Monday: Theory and Technique
Tuesday: Gear
Wednesday: Repairs and DIY
Thursday: Biography
Friday: Fiction

Tonefiend Book Week is simple: I discuss a few titles I’ve found particularly enlightening, useful, or entertaining, and then you jump in and do the same. I’ve organized the days of this week by subject matter. Today’s topics are repair and DIY.

I'm indispensable.

I’m indispensable.

Sorry in advance if my faves in this category are a bit predictable!

For any repair topic, I turn to the redoubtable Dan Erlewine. Dan knows his stuff like no one else, plus he’s a terrific writer, with a rare talent for explanation and a charming sense of humor.

Dan has serviced the instruments of countless great players. (I’d insert a list, but it might wear out my comma key.) Better yet, he makes comprehensive notes and measurements. You learn much about, say, Albert King, just by studying Dan’s numbers.

Now, I’m the furthest thing from a guitar tech. (Just ask San Francisco’s brilliant Gary Brawer, who regularly rescues my guitars from clumsy abuse and ill-considered DIY attempts.) But for players who simply need help with basic setup, maintenance, and modification tasks, Erlewine’s books — The Guitar Player Repair Guide and How to Make Your Electric Guitar Play Great — are godsends.
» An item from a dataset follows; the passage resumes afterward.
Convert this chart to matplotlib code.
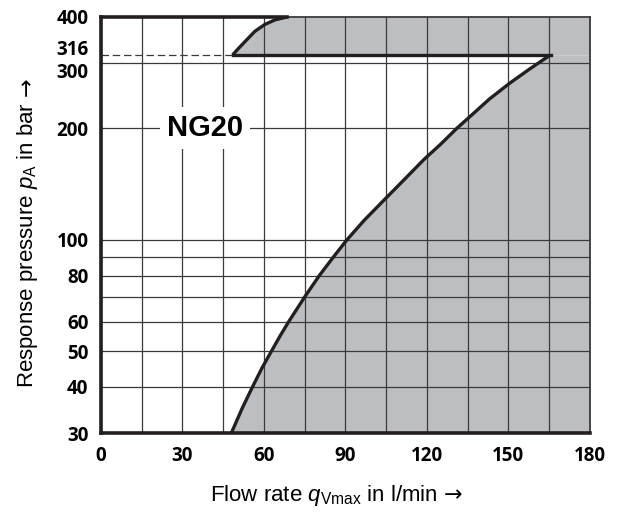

Get ’em both. You won’t be sorry. (The digital versions live on my iPad for workbench reference.)

"Me too!"

I’m indispensable too!

I never had the pleasure of editing Dan’s columns when I worked at Guitar Player — Jas Obrecht jealously guarded that privilege. But the entire staff would laugh itself silly over Dan’s April Fools columns, like the one where he explained how to install a Floyd Rose tremolo on a pre-War Martin. (If I recall correctly, the process involved filling the body with cement.) Another year, he suggested using kitchen objects as lutherie tools. The photos included a kitchen table used as a clamp for a glue job on some über-valuable axe. (Touch of genius: The pic showed the poor guitar being crushed by a weighty trestle table, where Dan’s kids sat enjoying large bowls of breakfast cereal.) That one prompted a very famous guitar maker to write a shrill letter to the editor. (“It’s highly irresponsible for Mr. Erlewine to recommend using a heavy kitchen table as a clamp. Proper clamps don’t even cost that much!”) The luthier followed this with a frantic phone call, explaining that someone had alerted him to the joke, and begging us not to run the letter. We didn’t. (Dagnabbit!)